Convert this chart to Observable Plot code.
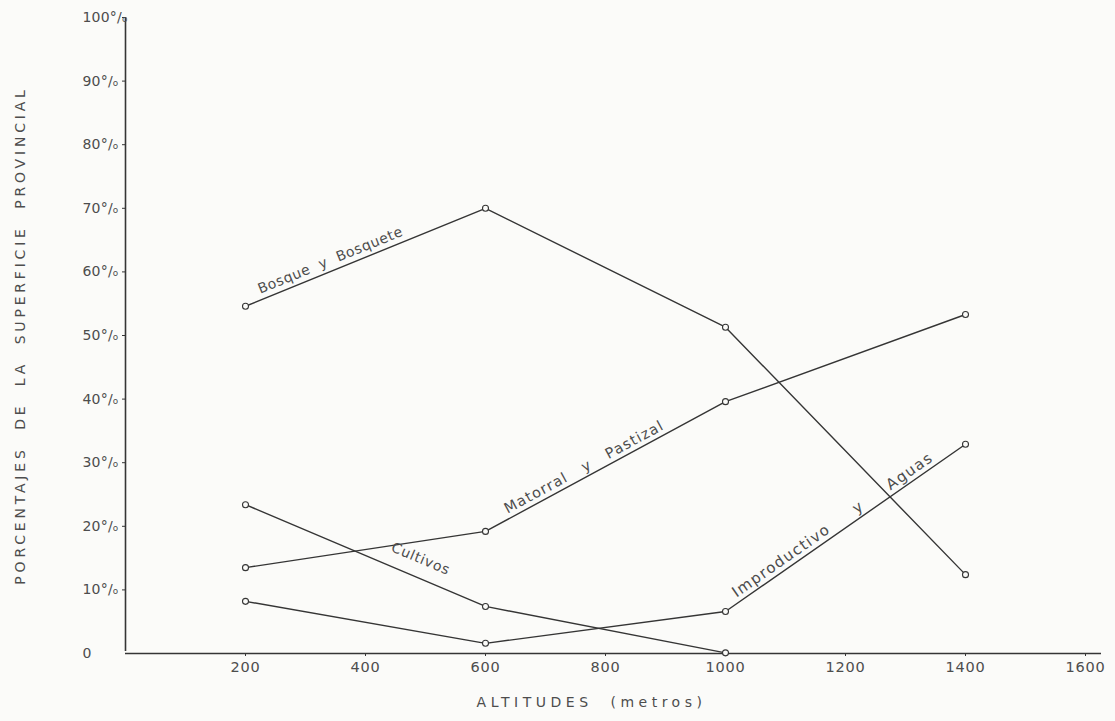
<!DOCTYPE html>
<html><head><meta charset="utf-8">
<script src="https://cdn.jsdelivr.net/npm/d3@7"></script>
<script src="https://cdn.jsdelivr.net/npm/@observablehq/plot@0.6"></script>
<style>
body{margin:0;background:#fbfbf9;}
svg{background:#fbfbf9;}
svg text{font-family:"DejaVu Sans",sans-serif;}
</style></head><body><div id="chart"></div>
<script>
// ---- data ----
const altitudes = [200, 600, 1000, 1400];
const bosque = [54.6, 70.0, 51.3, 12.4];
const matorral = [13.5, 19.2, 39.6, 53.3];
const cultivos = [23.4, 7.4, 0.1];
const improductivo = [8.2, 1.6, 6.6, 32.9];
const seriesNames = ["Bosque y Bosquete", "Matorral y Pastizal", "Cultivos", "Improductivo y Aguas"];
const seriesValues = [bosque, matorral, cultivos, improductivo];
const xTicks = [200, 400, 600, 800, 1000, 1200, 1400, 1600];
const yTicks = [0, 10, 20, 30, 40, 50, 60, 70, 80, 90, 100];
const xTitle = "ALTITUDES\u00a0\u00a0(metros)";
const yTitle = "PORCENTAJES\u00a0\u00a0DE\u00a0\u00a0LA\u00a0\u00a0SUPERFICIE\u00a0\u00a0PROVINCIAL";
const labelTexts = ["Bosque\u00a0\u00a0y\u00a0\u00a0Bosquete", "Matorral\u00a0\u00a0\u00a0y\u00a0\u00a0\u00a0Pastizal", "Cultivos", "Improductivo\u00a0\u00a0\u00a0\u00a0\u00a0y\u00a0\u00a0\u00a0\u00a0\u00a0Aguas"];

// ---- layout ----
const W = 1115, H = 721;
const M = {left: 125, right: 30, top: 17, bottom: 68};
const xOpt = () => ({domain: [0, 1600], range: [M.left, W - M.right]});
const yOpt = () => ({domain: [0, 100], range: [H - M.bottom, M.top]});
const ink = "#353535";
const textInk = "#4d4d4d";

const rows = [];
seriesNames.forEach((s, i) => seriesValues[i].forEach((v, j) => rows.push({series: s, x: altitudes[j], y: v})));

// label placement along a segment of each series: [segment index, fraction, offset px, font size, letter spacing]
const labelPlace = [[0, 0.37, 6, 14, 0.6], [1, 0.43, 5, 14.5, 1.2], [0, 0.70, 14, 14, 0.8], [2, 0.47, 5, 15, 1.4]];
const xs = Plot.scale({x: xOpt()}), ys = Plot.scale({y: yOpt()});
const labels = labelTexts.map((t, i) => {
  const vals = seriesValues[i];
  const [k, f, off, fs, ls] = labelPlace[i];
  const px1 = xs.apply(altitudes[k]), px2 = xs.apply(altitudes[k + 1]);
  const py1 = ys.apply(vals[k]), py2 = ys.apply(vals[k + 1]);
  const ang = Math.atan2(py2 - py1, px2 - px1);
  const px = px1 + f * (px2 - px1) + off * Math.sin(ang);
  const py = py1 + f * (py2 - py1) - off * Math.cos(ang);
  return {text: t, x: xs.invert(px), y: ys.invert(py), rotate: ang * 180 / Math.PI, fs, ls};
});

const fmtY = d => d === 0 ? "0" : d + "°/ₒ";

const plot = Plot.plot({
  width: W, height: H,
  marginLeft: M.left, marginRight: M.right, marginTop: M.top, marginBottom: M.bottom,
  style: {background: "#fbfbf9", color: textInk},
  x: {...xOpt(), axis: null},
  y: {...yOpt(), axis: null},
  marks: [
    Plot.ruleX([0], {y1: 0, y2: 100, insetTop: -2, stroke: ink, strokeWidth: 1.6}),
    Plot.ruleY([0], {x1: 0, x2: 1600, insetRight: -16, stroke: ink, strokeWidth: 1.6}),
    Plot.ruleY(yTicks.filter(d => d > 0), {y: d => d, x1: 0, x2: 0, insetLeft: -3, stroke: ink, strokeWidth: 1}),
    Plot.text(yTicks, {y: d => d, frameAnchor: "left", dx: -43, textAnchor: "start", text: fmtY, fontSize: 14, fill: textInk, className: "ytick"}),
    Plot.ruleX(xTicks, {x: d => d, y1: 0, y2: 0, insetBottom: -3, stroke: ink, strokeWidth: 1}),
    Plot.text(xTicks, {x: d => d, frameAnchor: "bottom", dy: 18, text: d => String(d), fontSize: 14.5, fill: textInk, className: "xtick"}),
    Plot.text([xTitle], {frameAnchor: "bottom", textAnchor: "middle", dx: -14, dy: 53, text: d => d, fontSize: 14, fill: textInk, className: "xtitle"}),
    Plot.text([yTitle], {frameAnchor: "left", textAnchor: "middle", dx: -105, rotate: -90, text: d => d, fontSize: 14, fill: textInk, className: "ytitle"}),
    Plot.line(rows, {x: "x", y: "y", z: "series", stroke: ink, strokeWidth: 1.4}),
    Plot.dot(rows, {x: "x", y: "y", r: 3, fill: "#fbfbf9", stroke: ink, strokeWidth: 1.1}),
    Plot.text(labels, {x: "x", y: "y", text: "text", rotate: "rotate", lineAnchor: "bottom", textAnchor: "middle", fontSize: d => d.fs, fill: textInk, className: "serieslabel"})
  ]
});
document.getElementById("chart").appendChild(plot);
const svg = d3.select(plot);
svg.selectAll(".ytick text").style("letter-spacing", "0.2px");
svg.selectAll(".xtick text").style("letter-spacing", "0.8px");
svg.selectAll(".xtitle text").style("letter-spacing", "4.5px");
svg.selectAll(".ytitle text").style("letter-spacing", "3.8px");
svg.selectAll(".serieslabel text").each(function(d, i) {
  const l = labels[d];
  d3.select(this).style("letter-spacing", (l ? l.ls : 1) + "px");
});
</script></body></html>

**TASK DESCRIPTION**
Copy all lines above containing the string "chart".

**TASK RESPONSE**
Convert this chart to Observable Plot code.
</style></head><body><div id="chart"></div>
document.getElementById("chart").appendChild(plot);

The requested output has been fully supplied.